Sentiment Weighed Down Further by Fiscal Cliff and ECB

 
on November 09 2012 5:11 AM

Market sentiment continued to be weighed down by concerns over fiscal cliff in the US, weakness in Eurozone data and ECB President Draghi’s lack of signal in further easing despite deteriorated economic outlook. Wall Street, fell with the DJIA and the S&P 500 index falling -0.94% and -1.22% respectively. Commodities, however, climbed higher, recovering from the sharp fall in the prior day. The front-month contract for WTI crude oil added +0.77% while the equivalent Brent crude contract gained +0.40%. Gold rose to a 3-week high of 1735.1 before settling at 1726.0, up +0.70%. Worried that sovereign debt crisis in the Eurozone might have worsened again have sent the yellow metal higher.

Now that the election dust is settled, what President Barack Obama would do in his second term to avoid the US fiscal cliff problem is of the focus. He is scheduled to speak on Friday about the issue. According to a statement from the White House, the President “reiterated his commitment to finding bipartisan solutions to: reduce our deficit in a balanced way, cut taxes for middle-class families and small businesses and create jobs". House Speaker John Boehner Boehner called for cooperation and stated that he’s confident that the Republican would accept new government revenues as part of a deal to reduce the federal debt.

As expected, the ECB left the main refinancing rate unchanged at the November meeting. While President Draghi signaled that the 17-nation bloc’s economic outlook has weakened, policymakers appeared to have no intention to add further easing measures to contain the deterioration. One reason we believe is the unchanged inflation outlook. Meanwhile, the central bank viewed current interest rates as appropriate and “accommodative” enough for the current situation, citing negative real rates as an evidence of this very easy stance. While the OMT is now operational, the President asserted that it would not be unconditional and the Spanish government would be get assurances about OMT ahead of its application. Concerning Greece, the ECB welcomed passage of the austerity measures by the parliament but stated that the central bank “is by and large done” on assistance given to Greece. The ECB also stated that the central bank “assures price stability and pursues the restoration of monetary-policy transmission channels but can’t do monetary financing”. This is expected to refer to the potential for T-bills financed by ELA and its legitimacy.

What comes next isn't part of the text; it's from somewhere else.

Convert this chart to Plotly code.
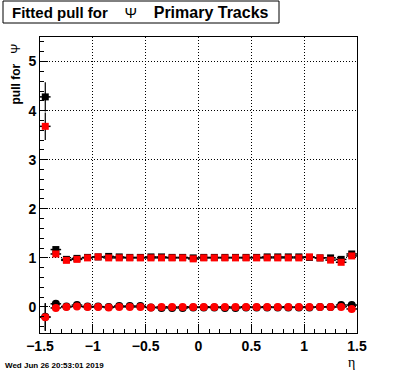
import plotly.graph_objects as go

eta = [-1.45, -1.35, -1.25, -1.15, -1.05, -0.95, -0.85, -0.75, -0.65, -0.55,
       -0.45, -0.35, -0.25, -0.15, -0.05, 0.05, 0.15, 0.25, 0.35, 0.45,
       0.55, 0.65, 0.75, 0.85, 0.95, 1.05, 1.15, 1.25, 1.35, 1.45]

black_sq = [4.28, 1.17, 0.97, 0.99, 1.01, 1.02, 1.03, 1.02, 1.01, 1.01,
            1.02, 1.02, 1.01, 1.01, 1.00, 1.01, 1.01, 1.01, 1.01, 1.01,
            1.01, 1.02, 1.02, 1.02, 1.02, 1.01, 1.00, 1.00, 0.97, 1.08]
black_sq_err = [0.30, 0.04, 0.01, 0.01, 0.01, 0.01, 0.01, 0.01, 0.01, 0.01,
                0.01, 0.01, 0.01, 0.01, 0.01, 0.01, 0.01, 0.01, 0.01, 0.01,
                0.01, 0.01, 0.01, 0.01, 0.01, 0.01, 0.01, 0.01, 0.02, 0.03]
red_sq = [3.68, 1.08, 0.95, 0.97, 1.00, 1.02, 1.00, 1.00, 1.00, 1.00,
          1.00, 1.00, 1.00, 1.00, 0.98, 1.00, 1.00, 1.00, 1.00, 1.00,
          1.00, 1.00, 1.00, 1.00, 1.00, 1.02, 1.00, 0.955, 0.91, 1.04]
red_sq_err = [0.28, 0.03, 0.01, 0.01, 0.01, 0.01, 0.01, 0.01, 0.01, 0.01,
              0.01, 0.01, 0.01, 0.01, 0.01, 0.01, 0.01, 0.01, 0.01, 0.01,
              0.01, 0.01, 0.01, 0.01, 0.01, 0.01, 0.01, 0.01, 0.02, 0.03]
black_ci = [-0.20, 0.065, 0.01, 0.04, 0.01, 0.01, 0.00, 0.02, 0.02, 0.02,
            -0.01, -0.02, -0.02, -0.02, -0.01, -0.01, -0.01, -0.02, -0.02, -0.01,
            -0.01, -0.01, -0.01, -0.01, -0.01, -0.01, 0.00, 0.00, 0.04, 0.04]
black_ci_err = [0.28, 0.03, 0.01, 0.01, 0.01, 0.01, 0.01, 0.01, 0.01, 0.01,
                0.01, 0.01, 0.01, 0.01, 0.01, 0.01, 0.01, 0.01, 0.01, 0.01,
                0.01, 0.01, 0.01, 0.01, 0.01, 0.01, 0.01, 0.01, 0.02, 0.03]
red_ci = [-0.21, -0.02, 0.00, 0.01, 0.00, 0.00, -0.01, 0.00, 0.00, 0.00,
          -0.01, 0.00, 0.00, 0.00, 0.00, 0.00, 0.00, 0.00, 0.00, 0.00,
          0.00, 0.00, 0.00, 0.00, 0.00, 0.00, 0.00, 0.00, 0.00, -0.04]
red_ci_err = [0.28, 0.03, 0.01, 0.01, 0.01, 0.01, 0.01, 0.01, 0.01, 0.01,
              0.01, 0.01, 0.01, 0.01, 0.01, 0.01, 0.01, 0.01, 0.01, 0.01,
              0.01, 0.01, 0.01, 0.01, 0.01, 0.01, 0.01, 0.01, 0.02, 0.03]

bin_half_width = 0.05

series = [
    (black_ci, black_ci_err, "black", "circle", 8),
    (black_sq, black_sq_err, "black", "square", 7),
    (red_ci, red_ci_err, "red", "circle", 8),
    (red_sq, red_sq_err, "red", "square", 7),
]

fig = go.Figure()
for vals, errs, col, sym, sz in series:
    fig.add_trace(go.Scatter(
        x=eta, y=vals, mode="markers",
        marker=dict(color=col, symbol=sym, size=sz, line=dict(width=0)),
        error_x=dict(type="constant", value=bin_half_width, color="black", thickness=1.5, width=0),
        error_y=dict(type="data", array=errs, color="black", thickness=1.2, width=0),
        showlegend=False, cliponaxis=True, hoverinfo="skip",
    ))

L, R, T, B = 40, 39, 37, 39
W, H = 396, 372
pw, ph = W - L - R, H - T - B

def px(x):
    return (x - L) / pw

def py(y):
    return (H - B - y) / ph

tickfont = dict(family="Liberation Sans", size=14, color="black")
grid = dict(showgrid=True, gridcolor="black", griddash="1px,2px", gridwidth=1)
fig.update_layout(
    width=W, height=H,
    margin=dict(l=L, r=R, t=T, b=B),
    paper_bgcolor="white", plot_bgcolor="white",
    font=dict(family="Liberation Sans", color="black"),
    xaxis=dict(range=[-1.5, 1.5], tickvals=[-1.5, -1, -0.5, 0, 0.5, 1, 1.5],
               ticktext=["<b>\u22121.5</b>", "<b>\u22121</b>", "<b>\u22120.5</b>", "<b>0</b>",
                         "<b>0.5</b>", "<b>1</b>", "<b>1.5</b>"],
               ticks="inside", ticklen=9, tickcolor="black", tickwidth=1,
               showline=True, linecolor="black", linewidth=1, mirror=True,
               zeroline=False, tickfont=tickfont, **grid,
               minor=dict(dtick=0.1, ticks="inside", ticklen=4, tickcolor="black", showgrid=False)),
    yaxis=dict(range=[-0.53, 5.5], tickvals=[0, 1, 2, 3, 4, 5],
               ticktext=["<b>0</b>", "<b>1</b>", "<b>2</b>", "<b>3</b>", "<b>4</b>", "<b>5</b>"],
               ticks="inside", ticklen=8, tickcolor="black", tickwidth=1,
               showline=True, linecolor="black", linewidth=1, mirror=True,
               zeroline=False, tickfont=tickfont, **grid,
               minor=dict(dtick=0.2, ticks="inside", ticklen=4, tickcolor="black", showgrid=False)),
)

# title box
fig.add_shape(type="rect", xref="paper", yref="paper",
              x0=px(3), x1=px(279), y0=py(23), y1=py(1),
              line=dict(color="black", width=1), fillcolor="white", layer="above")
fig.add_annotation(xref="paper", yref="paper", x=px(10), y=py(12),
                   xanchor="left", yanchor="middle", showarrow=False,
                   text="<b>Fitted pull for</b>    \u03a8    <b style='font-size:16px'>Primary Tracks</b>",
                   font=dict(family="Liberation Sans", size=15, color="black"))
# y axis label
fig.add_annotation(xref="paper", yref="paper", x=px(15), y=py(42),
                   xanchor="center", yanchor="top", showarrow=False, textangle=-90,
                   text="<b>pull for</b>   \u03a8",
                   font=dict(family="Liberation Sans", size=12, color="black"))
# x axis label
fig.add_annotation(xref="paper", yref="paper", x=px(351), y=py(362),
                   xanchor="center", yanchor="middle", showarrow=False,
                   text="\u03b7",
                   font=dict(family="Liberation Serif", size=14, color="black"))
# date stamp
fig.add_annotation(xref="paper", yref="paper", x=px(3), y=py(365),
                   xanchor="left", yanchor="middle", showarrow=False,
                   text="<b>Wed Jun 26 20:53:01 2019</b>",
                   font=dict(family="Liberation Sans", size=8, color="black"))

fig.write_html("out.html", config={"displayModeBar": False},
               post_script="document.body.style.margin='0px';document.body.style.overflow='hidden';")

On the dataflow, Germany’s trade balance surplus fell from 18.1B (seasonally adjusted) euro to 17.0B euro in September. However, the surprising decline in exports on both monthly and yearly bases was worrisome. Indeed, the -3.4% y/y drop in export was the first negative reading since early 2010. Initial jobless claims fell -8K to 355K in the week ended November 3. However, the decline was probably due to the situation that some were not able to submit applications due to power outages and transportation disruptions. The 4-week average rose +3K to 371K last week while continuing claims fell -135K to 3127K in the week ended October 27. Today, the University of Michigan confidence index might have risen to 82.9 in November from 82.6 a month ago.